2 Transfusion of blood components and plasma products
Blood components
The components that can be prepared from donated blood are shown in Figure 2.1 and their descriptions follow.
Plasma products
Human albumin
Solutions of 4.5 or 5% are used to maintain plasma albumin levels in conditions where there is increased vascular permeability, e.g. burns, and are sometimes used in acute blood volume replacement, although crystalloid or non-plasma colloid solution would be the recommended first-line volume expander. Randomized controlled trials on the use of albumin suggest that there is no clear advantage from the use of albumin solutions in the treatment of hypovolaemia over judicious use of saline or colloid solutions. Resuscitation with crystalloid requires volumes of fluid three times greater than with colloid (see chapter 7).
Immunoglobulin preparations (90% IgG)
These are prepared from fractionation of large pools of plasma from unselected donors or from individuals known to have high levels of specific antibodies. Some products are administered intramuscularly. The indications for some of the more commonly used immunoglobulins are shown in Table 2.1 e.g. hyperimmune globulin against hepatitis B, herpes zoster, tetanus and RhD. Intravenous IgG was originally developed as replacement therapy for immunodeficiency states, but is also used to treat immune thrombocytopenia and other rare diseases such as Guillain–Barré syndrome.

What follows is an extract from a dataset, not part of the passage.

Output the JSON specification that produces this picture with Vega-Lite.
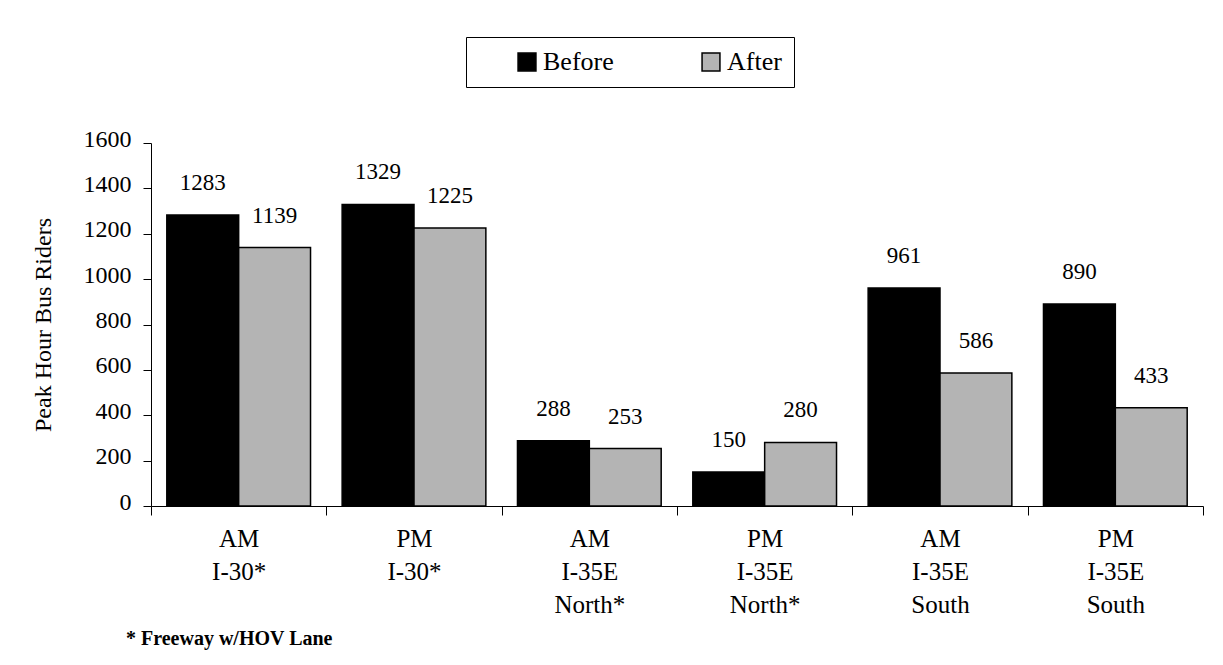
{
  "$schema": "https://vega.github.io/schema/vega-lite/v6.json",
  "width": 1052,
  "height": 363,
  "autosize": {"type": "none"},
  "padding": {"left": 151, "top": 143, "right": 20, "bottom": 159},
  "background": "white",
  "config": {
    "font": "Liberation Serif",
    "view": {"stroke": null}
  },
  "title": {
    "text": "* Freeway w/HOV Lane",
    "orient": "bottom",
    "anchor": "start",
    "frame": "group",
    "dx": -25,
    "offset": 12,
    "fontSize": 20,
    "fontWeight": "bold",
    "font": "Liberation Serif",
    "color": "black"
  },
  "data": {
    "values": [
      {"route": "AM|I-30*", "period": "Before", "riders": 1283},
      {"route": "AM|I-30*", "period": "After", "riders": 1139},
      {"route": "PM|I-30*", "period": "Before", "riders": 1329},
      {"route": "PM|I-30*", "period": "After", "riders": 1225},
      {"route": "AM|I-35E|North*", "period": "Before", "riders": 288},
      {"route": "AM|I-35E|North*", "period": "After", "riders": 253},
      {"route": "PM|I-35E|North*", "period": "Before", "riders": 150},
      {"route": "PM|I-35E|North*", "period": "After", "riders": 280},
      {"route": "AM|I-35E|South", "period": "Before", "riders": 961},
      {"route": "AM|I-35E|South", "period": "After", "riders": 586},
      {"route": "PM|I-35E|South", "period": "Before", "riders": 890},
      {"route": "PM|I-35E|South", "period": "After", "riders": 433}
    ]
  },
  "encoding": {
    "x": {
      "field": "route",
      "type": "nominal",
      "sort": null,
      "scale": {"paddingInner": 0, "paddingOuter": 0},
      "axis": {
        "title": null,
        "labelAngle": 0,
        "labelExpr": "split(datum.label, '|')",
        "labelFont": "Liberation Serif",
        "labelFontSize": 25,
        "labelColor": "black",
        "labelLineHeight": 33,
        "labelPadding": 11,
        "labelBaseline": "top",
        "tickBand": "extent",
        "tickSize": 9,
        "tickColor": "black",
        "domainColor": "black",
        "grid": false
      }
    },
    "xOffset": {
      "field": "period",
      "type": "nominal",
      "sort": ["Before", "After"],
      "scale": {"paddingInner": 0, "paddingOuter": 0.22}
    },
    "y": {
      "field": "riders",
      "type": "quantitative",
      "scale": {"domain": [0, 1600]},
      "axis": {
        "title": "Peak Hour Bus Riders",
        "titleFont": "Liberation Serif",
        "titleFontSize": 24,
        "titleFontWeight": "normal",
        "titleColor": "black",
        "titlePadding": 28,
        "values": [0, 200, 400, 600, 800, 1000, 1200, 1400, 1600],
        "format": "d",
        "labelFont": "Liberation Serif",
        "labelFontSize": 24,
        "labelColor": "black",
        "labelPadding": 12,
        "labelOffset": -4,
        "tickSize": 8,
        "tickColor": "black",
        "domainColor": "black",
        "grid": false
      }
    }
  },
  "layer": [
    {
      "mark": {"type": "bar", "stroke": "black", "strokeWidth": 1.5},
      "encoding": {
        "color": {
          "field": "period",
          "type": "nominal",
          "sort": ["Before", "After"],
          "scale": {"domain": ["Before", "After"], "range": ["#000000", "#b4b4b4"]},
          "legend": {
            "orient": "none",
            "legendX": 315,
            "legendY": -106,
            "direction": "horizontal",
            "title": null,
            "strokeColor": "black",
            "padding": 12,
            "symbolType": "square",
            "symbolSize": 320,
            "symbolOffset": 36,
            "symbolStrokeColor": "black",
            "symbolStrokeWidth": 1.5,
            "labelFont": "Liberation Serif",
            "labelFontSize": 26,
            "labelColor": "black",
            "labelOffset": 3,
            "columnPadding": 48
          }
        }
      }
    },
    {
      "mark": {"type": "text", "dy": -32, "fontSize": 23, "font": "Liberation Serif", "color": "black"},
      "encoding": {"text": {"field": "riders", "type": "quantitative"}}
    }
  ]
}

Problem | Patients eligible for IgG | Preparation | Dose |
---|---|---|---|
Hepatitis B | Needle-stick or mucosal exposure victims Should also be immunized | Hepatitis B IgG | 1000 iu for adults and 500 iu for children < 5 years |
Tetanus-prone wounds | Non-immune patients with heavily contaminated wounds Toxoid should be administered with IgG | Tetanus IgG | 250 iu routine prophylaxis 500 iu if > 24 h since injury or heavily contaminated wound |
Red cell serology
ABO antigens
Nearly all deaths from transfusion error are due to ABO-incompatible transfusion. ABO are carbohydrate antigens present on the majority of cells of the body. Their presence depends on the pattern of inheritance of genes encoding glycosyltransferases. Since carbohydrate antigens are widely expressed by other organisms including bacteria, individuals who lack A or B antigens will produce anti-A and anti-B antibodies, respectively. These are usually IgM antibodies (naturally occurring) and are present from the age of 3–6 months. ABO antibodies can react at body temperature and activate complement, and are of major clinical significance as a cause of rapid intravascular haemolysis. For example, transfusion of group A blood to a group B patient results in haemolysis of the transfused red cells because of the anti-A antibodies present in the recipient. Similarly, group O individuals have both anti-A and anti-B antibodies in their plasma that will react with any red cells apart from group O (Table 2.2). Group O blood (Universal donor) can be used in the majority of recipients because it will not be destroyed by anti-A or anti-B antibodies and because processing removes most of the plasma from the unit and hence reduces the donor antibodies contained within.